> [Recorded information]:
## Begin

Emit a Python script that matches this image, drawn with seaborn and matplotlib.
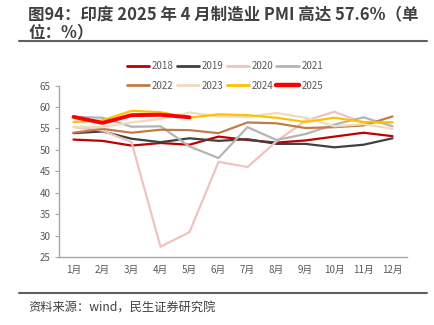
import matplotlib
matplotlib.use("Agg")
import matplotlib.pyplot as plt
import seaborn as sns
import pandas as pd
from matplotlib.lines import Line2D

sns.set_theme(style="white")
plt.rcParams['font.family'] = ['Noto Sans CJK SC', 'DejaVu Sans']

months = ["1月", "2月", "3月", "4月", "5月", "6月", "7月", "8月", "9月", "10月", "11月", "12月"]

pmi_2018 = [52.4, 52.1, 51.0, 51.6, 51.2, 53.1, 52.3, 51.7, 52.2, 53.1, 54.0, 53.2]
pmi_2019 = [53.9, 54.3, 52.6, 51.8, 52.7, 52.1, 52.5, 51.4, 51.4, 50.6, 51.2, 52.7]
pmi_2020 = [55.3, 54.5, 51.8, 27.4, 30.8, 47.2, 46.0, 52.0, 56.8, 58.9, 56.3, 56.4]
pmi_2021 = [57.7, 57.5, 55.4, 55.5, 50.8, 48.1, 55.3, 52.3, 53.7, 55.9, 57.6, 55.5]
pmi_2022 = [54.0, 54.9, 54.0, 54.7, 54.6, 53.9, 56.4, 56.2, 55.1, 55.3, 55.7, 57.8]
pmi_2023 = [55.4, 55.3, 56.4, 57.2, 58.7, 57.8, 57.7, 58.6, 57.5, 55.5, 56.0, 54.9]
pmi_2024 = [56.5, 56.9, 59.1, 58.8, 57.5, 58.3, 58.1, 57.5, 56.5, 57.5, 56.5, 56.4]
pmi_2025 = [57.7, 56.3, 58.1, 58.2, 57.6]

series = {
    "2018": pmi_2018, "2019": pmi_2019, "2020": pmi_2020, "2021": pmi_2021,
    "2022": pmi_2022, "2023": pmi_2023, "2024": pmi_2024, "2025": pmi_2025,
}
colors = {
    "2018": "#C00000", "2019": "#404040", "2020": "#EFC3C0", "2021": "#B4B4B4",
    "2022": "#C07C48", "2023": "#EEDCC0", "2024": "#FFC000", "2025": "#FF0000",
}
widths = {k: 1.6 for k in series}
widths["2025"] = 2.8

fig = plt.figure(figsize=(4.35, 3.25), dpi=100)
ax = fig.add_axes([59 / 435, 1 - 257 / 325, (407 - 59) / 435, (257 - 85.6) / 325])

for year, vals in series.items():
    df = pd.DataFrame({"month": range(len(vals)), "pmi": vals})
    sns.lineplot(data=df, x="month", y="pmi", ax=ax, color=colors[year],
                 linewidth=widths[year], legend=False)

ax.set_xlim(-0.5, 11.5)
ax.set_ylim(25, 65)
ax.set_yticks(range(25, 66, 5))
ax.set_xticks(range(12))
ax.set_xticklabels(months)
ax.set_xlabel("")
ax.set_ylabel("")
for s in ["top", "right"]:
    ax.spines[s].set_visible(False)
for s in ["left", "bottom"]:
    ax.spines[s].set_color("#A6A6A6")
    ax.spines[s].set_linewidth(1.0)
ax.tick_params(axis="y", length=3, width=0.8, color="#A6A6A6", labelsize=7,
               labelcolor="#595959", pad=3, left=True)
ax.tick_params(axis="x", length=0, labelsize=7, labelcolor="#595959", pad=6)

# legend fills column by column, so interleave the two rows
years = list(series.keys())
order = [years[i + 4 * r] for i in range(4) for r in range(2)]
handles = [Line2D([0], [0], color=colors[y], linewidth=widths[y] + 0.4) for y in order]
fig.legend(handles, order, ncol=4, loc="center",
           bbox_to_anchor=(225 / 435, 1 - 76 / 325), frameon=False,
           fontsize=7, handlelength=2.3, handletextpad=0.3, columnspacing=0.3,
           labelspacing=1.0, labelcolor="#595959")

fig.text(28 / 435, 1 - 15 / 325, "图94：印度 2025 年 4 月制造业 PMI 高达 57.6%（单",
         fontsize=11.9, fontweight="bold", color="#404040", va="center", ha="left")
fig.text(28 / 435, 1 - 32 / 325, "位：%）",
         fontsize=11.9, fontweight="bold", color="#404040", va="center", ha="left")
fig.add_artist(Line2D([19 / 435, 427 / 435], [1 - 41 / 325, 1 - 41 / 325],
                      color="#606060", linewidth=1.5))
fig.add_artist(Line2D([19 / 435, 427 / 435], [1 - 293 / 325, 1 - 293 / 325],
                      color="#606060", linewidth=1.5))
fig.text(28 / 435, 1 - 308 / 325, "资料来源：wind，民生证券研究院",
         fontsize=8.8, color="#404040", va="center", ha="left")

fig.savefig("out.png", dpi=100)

## End

> [Given exercise]:
Exactly reproduce the run of lines from the start of the listing through the line with "linewidth=widths[year], legend=False)", inclusive; pictures are not copied.

> [Exercise result]:
Emit a Python script that matches this image, drawn with seaborn and matplotlib.
import matplotlib
matplotlib.use("Agg")
import matplotlib.pyplot as plt
import seaborn as sns
import pandas as pd
from matplotlib.lines import Line2D

sns.set_theme(style="white")
plt.rcParams['font.family'] = ['Noto Sans CJK SC', 'DejaVu Sans']

months = ["1月", "2月", "3月", "4月", "5月", "6月", "7月", "8月", "9月", "10月", "11月", "12月"]

pmi_2018 = [52.4, 52.1, 51.0, 51.6, 51.2, 53.1, 52.3, 51.7, 52.2, 53.1, 54.0, 53.2]
pmi_2019 = [53.9, 54.3, 52.6, 51.8, 52.7, 52.1, 52.5, 51.4, 51.4, 50.6, 51.2, 52.7]
pmi_2020 = [55.3, 54.5, 51.8, 27.4, 30.8, 47.2, 46.0, 52.0, 56.8, 58.9, 56.3, 56.4]
pmi_2021 = [57.7, 57.5, 55.4, 55.5, 50.8, 48.1, 55.3, 52.3, 53.7, 55.9, 57.6, 55.5]
pmi_2022 = [54.0, 54.9, 54.0, 54.7, 54.6, 53.9, 56.4, 56.2, 55.1, 55.3, 55.7, 57.8]
pmi_2023 = [55.4, 55.3, 56.4, 57.2, 58.7, 57.8, 57.7, 58.6, 57.5, 55.5, 56.0, 54.9]
pmi_2024 = [56.5, 56.9, 59.1, 58.8, 57.5, 58.3, 58.1, 57.5, 56.5, 57.5, 56.5, 56.4]
pmi_2025 = [57.7, 56.3, 58.1, 58.2, 57.6]

series = {
    "2018": pmi_2018, "2019": pmi_2019, "2020": pmi_2020, "2021": pmi_2021,
    "2022": pmi_2022, "2023": pmi_2023, "2024": pmi_2024, "2025": pmi_2025,
}
colors = {
    "2018": "#C00000", "2019": "#404040", "2020": "#EFC3C0", "2021": "#B4B4B4",
    "2022": "#C07C48", "2023": "#EEDCC0", "2024": "#FFC000", "2025": "#FF0000",
}
widths = {k: 1.6 for k in series}
widths["2025"] = 2.8

fig = plt.figure(figsize=(4.35, 3.25), dpi=100)
ax = fig.add_axes([59 / 435, 1 - 257 / 325, (407 - 59) / 435, (257 - 85.6) / 325])

for year, vals in series.items():
    df = pd.DataFrame({"month": range(len(vals)), "pmi": vals})
    sns.lineplot(data=df, x="month", y="pmi", ax=ax, color=colors[year],
                 linewidth=widths[year], legend=False)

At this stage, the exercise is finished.